Thomas had been levied $1,120 in civil penalties, for completing work in violation of Town ordinances and then for ignoring stop work orders.

“I do agree with Mr. Thomas a detention basin must be maintained,” Town engineering technician Jason Scott said, congratulating Thomas on a job well done cleaning it out.

However, Smith said, “The violation was the fact work was being done clearing and grubbing without erosion control methods.”

Stormwater Advisory Committee chair John Tyner agreed with Smith.

“You don’t want to ever see [bare soil]. As a hydrologist, that gets me fired up,” he said.

Tyner said the top pollutant in Tennessee waterways was simply dirt. He added Thomas’s decision to ignore stop work orders was “egregious.”

Thomas said the bare land wasn’t any fault of his; it had been bare for years following First Utility District work in the area, which was apparent in GIS pictures from past years.

Because of the disputable cause of the bare soil in the aquatic buffer, the SAC advised the Board to lower the civil penalties to $950, which it eventually did.

Town Attorney Tom Hale said, no matter who was responsible for the original bare dirt, Thomas or FUD, it became Thomas’ responsibility to fix it when he bought the property.

Scott said all the site would have required to fix it was grass seed, straw and a silt fence, all of which were eventually installed since the violations began in February.

“I could have physically gone out there … and I could have solved it myself,” Scott said.

“I kind of agree with Mr. Thomas,” Alderman Bob Markli said, adding he had inspected the detention basin and could not see how sediment could escape it.

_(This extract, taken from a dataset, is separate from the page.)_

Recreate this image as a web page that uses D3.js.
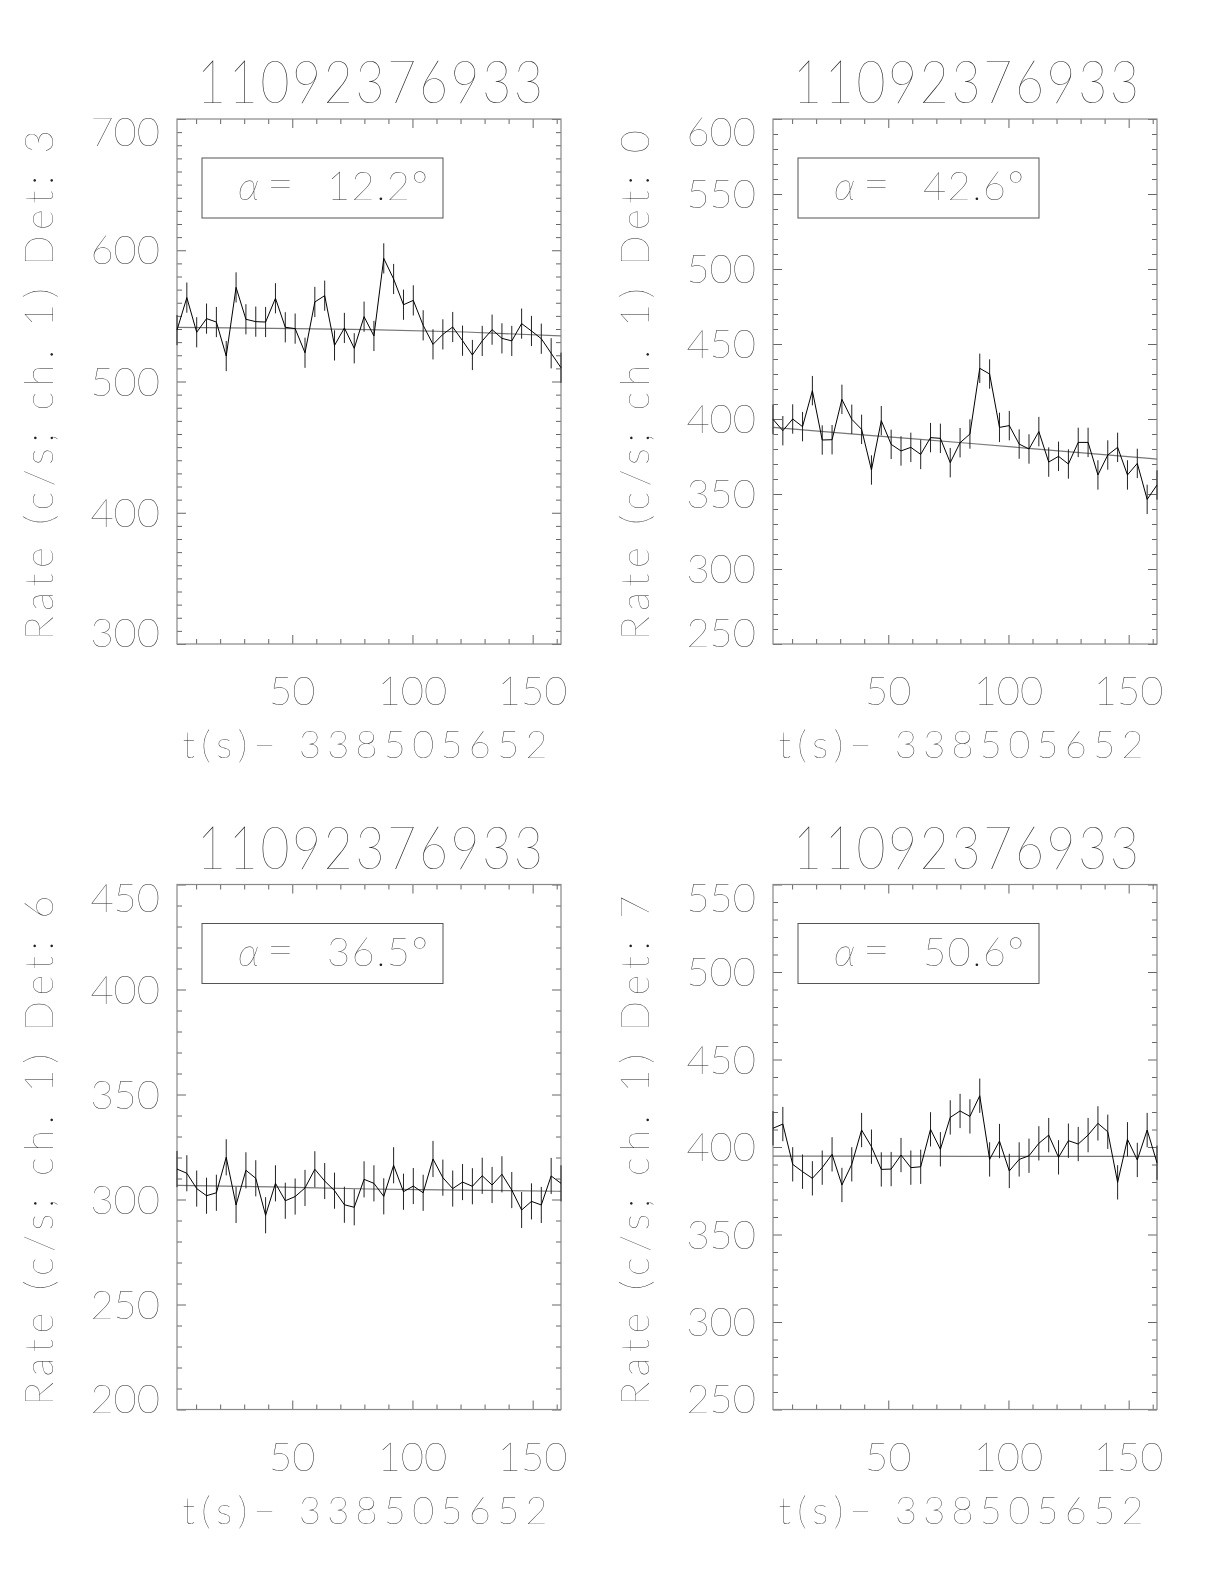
<!DOCTYPE html>
<html>
<head>
<meta charset="UTF-8" />
<title>rate curves</title>
<script src="https://cdn.jsdelivr.net/npm/d3@7/dist/d3.min.js"></script>
<style>
  body { margin: 0; background: #fff; }
  svg { will-change: transform; }
  text {
    font-family: "Lato Thin", "Lato", "DejaVu Sans", sans-serif;
    font-weight: 200;
    fill: #222;
  }
</style>
</head>
<body>
<svg width="1224" height="1584"></svg>
<script>
  // bin centres, s after t0
  var times = [2.05, 6.14, 10.24, 14.34, 18.43, 22.53, 26.62, 30.72, 34.82, 38.91,
    43.01, 47.10, 51.20, 55.30, 59.39, 63.49, 67.58, 71.68, 75.78, 79.87,
    83.97, 88.06, 92.16, 96.26, 100.35, 104.45, 108.54, 112.64, 116.74, 120.83,
    124.93, 129.02, 133.12, 137.22, 141.31, 145.41, 149.50, 153.60, 157.70, 161.79];

  // count rates, ch. 1
  var ratesDet3 = [539.2, 563.9, 537.5, 547.9, 545.3, 519.4, 571.7, 547.4, 545.6, 545.3,
    563.4, 541.3, 540.3, 521.9, 560.6, 565.4, 527.5, 540.8, 525.3, 549.4,
    534.7, 593.8, 578.1, 558.5, 561.8, 542.8, 528.3, 535.9, 541.5, 531.1,
    520.2, 530.9, 539.5, 532.9, 530.9, 544.1, 538.5, 532.6, 521.5, 510.5];
  var ratesDet0 = [399.8, 392.2, 400.0, 394.9, 418.9, 386.0, 386.2, 413.1, 399.8, 393.1,
    366.0, 398.9, 383.1, 378.7, 381.1, 376.4, 387.6, 387.1, 370.9, 384.2,
    390.0, 433.8, 430.0, 394.4, 395.6, 383.3, 380.0, 391.6, 371.3, 375.1,
    370.0, 384.4, 384.4, 362.7, 376.0, 381.1, 362.7, 370.4, 346.4, 356.0];
  var ratesDet6 = [314.5, 312.5, 305.2, 301.8, 303.2, 320.1, 297.4, 313.9, 310.1, 292.5,
    307.7, 299.4, 301.4, 305.5, 314.4, 308.8, 304.2, 297.5, 296.3, 309.6,
    307.7, 301.5, 316.3, 303.7, 306.4, 303.2, 319.3, 310.4, 305.2, 308.3,
    306.3, 311.3, 306.9, 312.0, 304.5, 295.0, 299.1, 297.4, 311.2, 307.7];
  var ratesDet7 = [410.7, 413.1, 390.1, 385.9, 382.1, 388.2, 395.8, 378.3, 390.1, 409.7,
    400.2, 387.2, 387.4, 395.4, 388.2, 388.7, 410.1, 398.7, 416.9, 420.6,
    417.5, 429.3, 392.9, 403.4, 386.3, 392.9, 395.0, 402.1, 406.8, 394.1,
    403.6, 401.7, 406.8, 413.5, 408.7, 379.8, 404.4, 392.6, 409.7, 391.0];

  // background fit, read at a few times
  var fitTimes = [2.05, 42, 82, 122, 161.79];
  var fitDet3 = [541.3, 540.5, 539.5, 537.7, 534.7];
  var fitDet0 = [394.4, 389.1, 384.0, 378.6, 373.3];
  var fitDet6 = [306.7, 306.0, 305.0, 304.5, 303.9];
  var fitDet7 = [394.8, 394.8, 394.7, 394.7, 394.6];

  var dets = ["3", "0", "6", "7"];
  var alphas = ["12.2", "42.6", "36.5", "50.6"];
  var errs = [11.5, 9.8, 8.6, 9.8];
  var yRanges = [[300, 700], [250, 600], [200, 450], [250, 550]];
  var yMajorStep = [100, 50, 50, 50];
  var xLabels = [50, 100, 150];
  var burstId = "11092376933";
  var tZero = "338505652";

  var rates = [ratesDet3, ratesDet0, ratesDet6, ratesDet7];
  var fits = [fitDet3, fitDet0, fitDet6, fitDet7];

  var svg = d3.select("svg");
  var colX = [177, 773];
  var rowY = [119, 884.5];
  var W = 384, H = 525;

  dets.forEach(function (det, i) {
    var cx = colX[i % 2], ry = rowY[Math.floor(i / 2)];
    var g = svg.append("g");

    var x = d3.scaleLinear().domain([times[0], times[times.length - 1]]).range([cx, cx + W]);
    var y = d3.scaleLinear().domain(yRanges[i]).range([ry + H, ry]);

    var lo = yRanges[i][0], hi = yRanges[i][1];
    var yMaj = d3.range(lo, hi + 1, yMajorStep[i]);
    var yMin = d3.range(lo, hi + 1, 10).filter(function (v) { return yMaj.indexOf(v) < 0; });
    var xMaj = xLabels;
    var xMin = d3.range(10, 161, 10).filter(function (v) { return xMaj.indexOf(v) < 0; });

    // ticks on all four sides, pointing in
    function ticks(axis, vals, size, tr) {
      var a = g.append("g").attr("transform", tr)
        .call(axis.tickValues(vals).tickSize(size).tickFormat(""));
      a.select(".domain").remove();
      a.selectAll("line").attr("stroke", "#666");
    }
    ticks(d3.axisBottom(x), xMin, -5, "translate(0," + (ry + H) + ")");
    ticks(d3.axisBottom(x), xMaj, -9, "translate(0," + (ry + H) + ")");
    ticks(d3.axisTop(x), xMin, -5, "translate(0," + ry + ")");
    ticks(d3.axisTop(x), xMaj, -9, "translate(0," + ry + ")");
    ticks(d3.axisLeft(y), yMin, -5, "translate(" + cx + ",0)");
    ticks(d3.axisLeft(y), yMaj, -9, "translate(" + cx + ",0)");
    ticks(d3.axisRight(y), yMin, -5, "translate(" + (cx + W) + ",0)");
    ticks(d3.axisRight(y), yMaj, -9, "translate(" + (cx + W) + ",0)");

    g.append("rect")
      .attr("x", cx).attr("y", ry).attr("width", W).attr("height", H)
      .attr("fill", "none").attr("stroke", "#888").attr("stroke-width", 1.2);

    // tick labels
    g.selectAll(".yl").data(yMaj).enter().append("text")
      .attr("x", cx - 17)
      .attr("y", function (v) {
        var c = Math.min(Math.max(y(v), ry + 13), ry + H - 11);
        return c + 14;
      })
      .attr("text-anchor", "end")
      .attr("font-size", 40)
      .text(function (v) { return v; });

    g.selectAll(".xl").data(xMaj).enter().append("text")
      .attr("x", function (v) { return x(v); })
      .attr("y", ry + 586)
      .attr("text-anchor", "middle")
      .attr("font-size", 40)
      .text(function (v) { return v; });

    // titles
    g.append("text")
      .attr("transform", "translate(" + (cx + 193) + "," + (ry - 16) + ") scale(1,1.2)")
      .attr("text-anchor", "middle")
      .attr("font-size", 50)
      .attr("textLength", 346).attr("lengthAdjust", "spacing")
      .text(burstId);

    g.append("text")
      .attr("x", cx + 188).attr("y", ry + 639)
      .attr("text-anchor", "middle")
      .attr("font-size", 38)
      .attr("textLength", 365).attr("lengthAdjust", "spacing")
      .text("t(s)\u2212 " + tZero);

    g.append("text")
      .attr("transform", "translate(" + (cx - 124) + "," + (ry + 266) + ") rotate(-90)")
      .attr("text-anchor", "middle")
      .attr("font-size", 40)
      .attr("textLength", 510).attr("lengthAdjust", "spacing")
      .text("Rate (c/s; ch. 1) Det: " + det);

    // legend box
    g.append("rect")
      .attr("x", cx + 25).attr("y", ry + 39).attr("width", 241).attr("height", 60)
      .attr("fill", "none").attr("stroke", "#555").attr("stroke-width", 1);
    var lt = g.append("text").attr("y", ry + 81).attr("font-size", 40);
    lt.append("tspan").attr("x", cx + 61).attr("font-style", "italic").text("\u03b1");
    lt.append("tspan").attr("x", cx + 90).attr("font-size", 46).text("=");
    lt.append("tspan").attr("x", cx + 150)
      .attr("textLength", 101).attr("lengthAdjust", "spacing")
      .text(alphas[i] + "\u00b0");

    // fit
    var fitPts = fitTimes.map(function (t, k) { return [t, fits[i][k]]; });
    g.append("path")
      .datum(fitPts)
      .attr("fill", "none").attr("stroke", "#777").attr("stroke-width", 1.2)
      .attr("d", d3.line()
        .x(function (d) { return x(d[0]); })
        .y(function (d) { return y(d[1]); })
        .curve(d3.curveMonotoneX));

    // error bars
    var pts = times.map(function (t, k) { return { t: t, r: rates[i][k] }; });
    g.selectAll(".eb").data(pts).enter().append("line")
      .attr("x1", function (d) { return x(d.t); })
      .attr("x2", function (d) { return x(d.t); })
      .attr("y1", function (d) { return y(d.r - errs[i]); })
      .attr("y2", function (d) { return y(d.r + errs[i]); })
      .attr("stroke", "#222").attr("stroke-width", 1);

    // rate curve
    g.append("path")
      .datum(pts)
      .attr("fill", "none").attr("stroke", "#000").attr("stroke-width", 1)
      .attr("d", d3.line()
        .x(function (d) { return x(d.t); })
        .y(function (d) { return y(d.r); }));
  });
</script>
</body>
</html>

He and Tyner argued for several minutes about the differences between detention basins and sediment basins until Alderman John Williams stepped in.

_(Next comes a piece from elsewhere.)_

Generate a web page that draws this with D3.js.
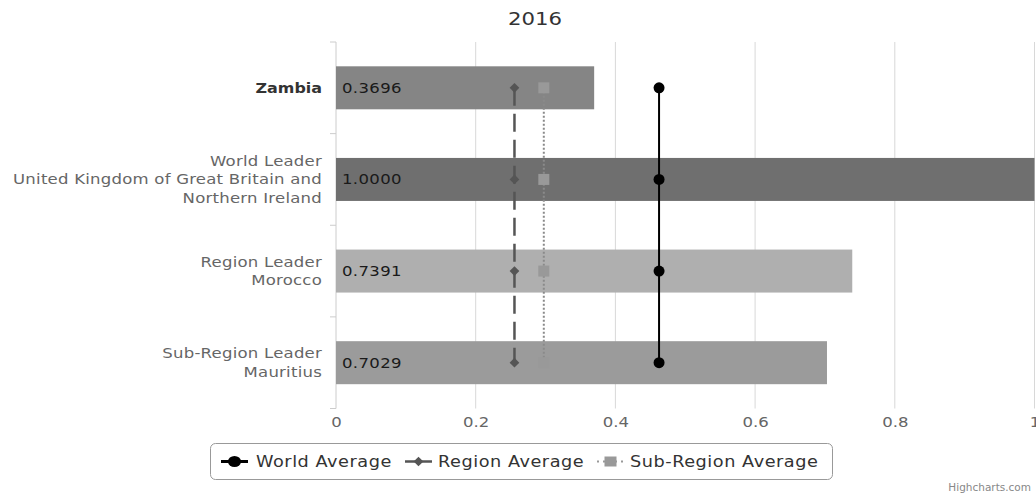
<!DOCTYPE html>
<html><head><meta charset="utf-8">
<script src="https://cdn.jsdelivr.net/npm/d3@7"></script>
<style>
body{margin:0;background:#fff;}
svg{display:block;font-family:"DejaVu Sans",Verdana,sans-serif;}
</style></head>
<body><svg id="c" width="1036" height="496"></svg>
<script>
const title = "2016";
const categories = ["Zambia", "World Leader|United Kingdom of Great Britain and|Northern Ireland", "Region Leader|Morocco", "Sub-Region Leader|Mauritius"];
const barValues = [0.3696, 1.0000, 0.7391, 0.7029];
const barColors = ["#858585", "#6f6f6f", "#afafaf", "#9b9b9b"];
const worldAverage = [0.4625, 0.4625, 0.4625, 0.4625];
const regionAverage = [0.2555, 0.2555, 0.2555, 0.2555];
const subRegionAverage = [0.2975, 0.2975, 0.2975, 0.2975];
const xTicks = [0, 0.2, 0.4, 0.6, 0.8, 1];
const legendNames = ["World Average", "Region Average", "Sub-Region Average"];

const svg = d3.select("#c");
const S = 1.18; // horizontal glyph stretch seen in the reference
const tr = (px, py) => `translate(${px},${py}) scale(${S},1)`;
const pLeft = 336, pRight = 1034.5, pTop = 42, pBottom = 408.5;
const x = d3.scaleLinear().domain([0, 1]).range([pLeft, pRight]);
const y = d3.scaleBand().domain(d3.range(categories.length)).range([pTop, pBottom]).paddingInner(0).paddingOuter(0);
const bh = 43;
const cy = i => y(i) + y.bandwidth() / 2;

// title
svg.append("text").attr("transform", tr(535, 25)).attr("text-anchor", "middle")
  .attr("font-size", 18).attr("fill", "#333").text(title);

// gridlines
svg.append("g").selectAll("line").data(xTicks.filter(t => t > 0)).join("line")
  .attr("x1", d => x(d)).attr("x2", d => x(d)).attr("y1", pTop).attr("y2", pBottom)
  .attr("stroke", "#d8d8d8").attr("stroke-width", 1);

// x axis labels
svg.append("g").selectAll("text").data(xTicks).join("text")
  .attr("transform", d => tr(x(d) + 0.5, 427)).attr("text-anchor", "middle")
  .attr("font-size", 14).attr("fill", "#666")
  .text(d => d3.format("")(d));

// y axis line and ticks
svg.append("line").attr("x1", pLeft).attr("x2", pLeft).attr("y1", pTop).attr("y2", pBottom)
  .attr("stroke", "#ccc").attr("stroke-width", 1);
const yb = d3.range(categories.length + 1).map(i => i < categories.length ? y(i) : pBottom);
svg.append("g").selectAll("line").data(yb).join("line")
  .attr("x1", pLeft - 6).attr("x2", pLeft).attr("y1", d => d).attr("y2", d => d)
  .attr("stroke", "#ccc");

// bars
svg.append("g").selectAll("rect").data(barValues).join("rect")
  .attr("x", x(0)).attr("y", (d, i) => cy(i) - bh / 2)
  .attr("width", d => x(d) - x(0)).attr("height", bh)
  .attr("fill", (d, i) => barColors[i]);

// bar labels
svg.append("g").selectAll("text").data(barValues).join("text")
  .attr("transform", (d, i) => tr(x(0) + 6, cy(i) + 5))
  .attr("font-size", 14).attr("fill", "#1a1a1a").attr("letter-spacing", 0.3)
  .text(d => d.toFixed(4));

// y labels
categories.forEach((c, i) => {
  const lines = c.split("|");
  const lh = 18.5;
  const bold = i === 0;
  const t = svg.append("text").attr("text-anchor", "end").attr("font-size", bold ? 13.5 : 14)
    .attr("transform", tr(322, cy(i) + 5))
    .attr("fill", bold ? "#333" : "#666").attr("font-weight", bold ? "bold" : "normal")
    .attr("letter-spacing", bold ? 0 : 0.2);
  lines.forEach((l, k) => {
    t.append("tspan").attr("x", 0).attr("y", (k - (lines.length - 1) / 2) * lh).text(l);
  });
});

// series lines
const line = d3.line().x(d => x(d[0])).y(d => cy(d[1]));
svg.append("path").datum(subRegionAverage.map((v, i) => [v, i])).attr("d", line)
  .attr("fill", "none").attr("stroke", "#8a8a8a").attr("stroke-width", 2).attr("stroke-dasharray", "2,2");
svg.append("path").datum(regionAverage.map((v, i) => [v, i])).attr("d", line)
  .attr("fill", "none").attr("stroke", "#555").attr("stroke-width", 2.5).attr("stroke-dasharray", "18,8");
svg.append("path").datum(worldAverage.map((v, i) => [v, i])).attr("d", line)
  .attr("fill", "none").attr("stroke", "#000").attr("stroke-width", 2);

// markers
const diamond = d3.symbol().type(d3.symbolDiamond2).size(60);
svg.append("g").selectAll("rect").data(subRegionAverage).join("rect")
  .attr("x", d => x(d) - 5.5).attr("y", (d, i) => cy(i) - 5.5).attr("width", 11).attr("height", 11)
  .attr("fill", "#999");
svg.append("g").selectAll("path").data(regionAverage).join("path")
  .attr("d", diamond).attr("transform", (d, i) => `translate(${x(d)},${cy(i)})`).attr("fill", "#555");
svg.append("g").selectAll("circle").data(worldAverage).join("circle")
  .attr("cx", d => x(d)).attr("cy", (d, i) => cy(i)).attr("r", 5.5).attr("fill", "#000");

// legend
const lg = svg.append("g");
lg.append("rect").attr("x", 210.5).attr("y", 443.5).attr("width", 622).attr("height", 36).attr("rx", 5)
  .attr("fill", "#fff").attr("stroke", "#999").attr("stroke-width", 1);
const ly = 461.5;
const items = [
  {sx: 221, tx: 256, color: "#000", dash: null, w: 3, shape: "circle"},
  {sx: 405, tx: 438, color: "#555", dash: null, w: 2.5, shape: "diamond"},
  {sx: 597, tx: 630, color: "#999", dash: "2,4", w: 2, shape: "square"}
];
items.forEach((it, i) => {
  lg.append("line").attr("x1", it.sx).attr("x2", it.sx + 27).attr("y1", ly).attr("y2", ly)
    .attr("stroke", it.color).attr("stroke-width", it.w).attr("stroke-dasharray", it.dash);
  const mx = it.sx + 13.5;
  if (it.shape === "circle") lg.append("ellipse").attr("cx", mx).attr("cy", ly).attr("rx", 6.5).attr("ry", 5.5).attr("fill", it.color);
  if (it.shape === "diamond") lg.append("path").attr("d", diamond).attr("transform", `translate(${mx},${ly})`).attr("fill", it.color);
  if (it.shape === "square") lg.append("rect").attr("x", mx - 6).attr("y", ly - 5).attr("width", 12).attr("height", 10).attr("fill", it.color);
  lg.append("text").attr("transform", tr(it.tx, ly + 5.5)).attr("font-size", 15).attr("fill", "#333")
    .attr("letter-spacing", 0.45).text(legendNames[i]);
});

svg.append("text").attr("transform", `translate(1031,491) scale(1.05,1)`).attr("text-anchor", "end")
  .attr("font-size", 10).attr("fill", "#888").text("Highcharts.com");
</script></body></html>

“I’m not here to dispute whether you did harm,” Williams said to Thomas, again congratulating him for cleaning a detention basin.

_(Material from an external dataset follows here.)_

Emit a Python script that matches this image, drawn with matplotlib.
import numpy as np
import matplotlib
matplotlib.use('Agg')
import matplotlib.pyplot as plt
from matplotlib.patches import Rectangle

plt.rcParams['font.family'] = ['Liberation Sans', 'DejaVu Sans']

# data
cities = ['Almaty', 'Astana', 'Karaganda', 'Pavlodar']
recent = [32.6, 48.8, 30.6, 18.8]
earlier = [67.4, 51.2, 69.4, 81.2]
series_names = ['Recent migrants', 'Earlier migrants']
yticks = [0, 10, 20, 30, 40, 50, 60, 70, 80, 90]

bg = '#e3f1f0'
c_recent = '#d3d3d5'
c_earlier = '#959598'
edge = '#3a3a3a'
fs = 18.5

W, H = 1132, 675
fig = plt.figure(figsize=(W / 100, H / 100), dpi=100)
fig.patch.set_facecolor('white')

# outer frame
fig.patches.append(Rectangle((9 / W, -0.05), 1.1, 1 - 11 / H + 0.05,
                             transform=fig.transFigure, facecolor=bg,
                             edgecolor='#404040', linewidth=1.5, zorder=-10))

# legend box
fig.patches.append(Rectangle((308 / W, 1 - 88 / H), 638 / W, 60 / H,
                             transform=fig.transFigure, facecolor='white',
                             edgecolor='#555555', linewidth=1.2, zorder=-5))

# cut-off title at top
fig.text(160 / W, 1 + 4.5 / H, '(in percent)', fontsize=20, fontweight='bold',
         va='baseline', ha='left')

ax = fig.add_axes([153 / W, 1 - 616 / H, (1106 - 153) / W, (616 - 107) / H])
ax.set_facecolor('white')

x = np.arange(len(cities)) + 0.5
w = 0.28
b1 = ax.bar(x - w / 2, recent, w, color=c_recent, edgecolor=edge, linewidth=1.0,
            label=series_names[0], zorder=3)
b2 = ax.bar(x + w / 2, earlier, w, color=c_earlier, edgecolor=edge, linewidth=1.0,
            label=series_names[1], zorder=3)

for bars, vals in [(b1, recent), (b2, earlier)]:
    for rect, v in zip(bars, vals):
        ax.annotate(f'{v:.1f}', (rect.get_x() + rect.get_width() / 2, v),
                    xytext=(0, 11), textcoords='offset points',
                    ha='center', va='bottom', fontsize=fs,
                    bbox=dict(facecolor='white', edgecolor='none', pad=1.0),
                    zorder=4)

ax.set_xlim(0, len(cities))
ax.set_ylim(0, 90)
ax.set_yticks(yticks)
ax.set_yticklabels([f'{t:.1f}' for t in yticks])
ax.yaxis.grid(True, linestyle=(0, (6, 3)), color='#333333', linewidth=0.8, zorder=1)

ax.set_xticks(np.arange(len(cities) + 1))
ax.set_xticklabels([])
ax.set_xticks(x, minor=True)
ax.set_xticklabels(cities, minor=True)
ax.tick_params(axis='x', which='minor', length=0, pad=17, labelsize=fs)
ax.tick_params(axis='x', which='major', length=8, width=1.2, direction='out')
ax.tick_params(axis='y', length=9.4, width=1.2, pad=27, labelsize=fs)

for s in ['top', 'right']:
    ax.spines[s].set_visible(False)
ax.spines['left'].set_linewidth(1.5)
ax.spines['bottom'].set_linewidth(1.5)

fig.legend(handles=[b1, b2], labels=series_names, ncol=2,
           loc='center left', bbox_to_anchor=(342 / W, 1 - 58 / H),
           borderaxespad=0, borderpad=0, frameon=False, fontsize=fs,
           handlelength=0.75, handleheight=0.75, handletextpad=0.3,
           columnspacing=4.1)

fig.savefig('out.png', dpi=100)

But, “you have to [clean] in accord with environmental practices,” Williams said.

“It occurs to me a reasonable person working in an environmentally sensitive area, when presented with a challenge whether their current work efforts are being done in compliance to stormwater ordinances … would stop and ask for advisement and coordination.

“It is indisputable you opted not to do that. … It is crystal clear you proceeded with work when you were asked to stop.

“Every developer and their mother knows when you do grading work, you have the capacity to do harm to ecosystems, water quality and all sorts of things,” he added.

“I disagree,” Thomas said. “You know, you weren’t there either.”

Williams moved to levy $950 in civil penalties against Thomas, which Alderman Jeff Elliott seconded. The Board passed the motion 4-1, with Markli voting against levying fines.

Smith said stormwater guidelines were not whimsical Farragut rules, but guidelines passed down from the EPA and from Tennessee Department of Environment and Conservation.

“And they want to make sure we actually use it … we have been assessing penalties wherever we have found violations to our stormwater ordinance,” Smith said, adding this case began with a “simple” $250 fine.

If the Town were found not to be enforcing TDEC guidelines, it would be levied heavy fines, Smith said.

Thomas told the Board the situation would have been resolved quicker if he had just paid the fines.

“Why didn’t you go ahead and pay it then?” Vice Mayor Dot LaMarche asked.

“It’s not a matter of the fine; it’s a matter of principle,” Thomas said.

Thomas told the Board he might pursue legal action.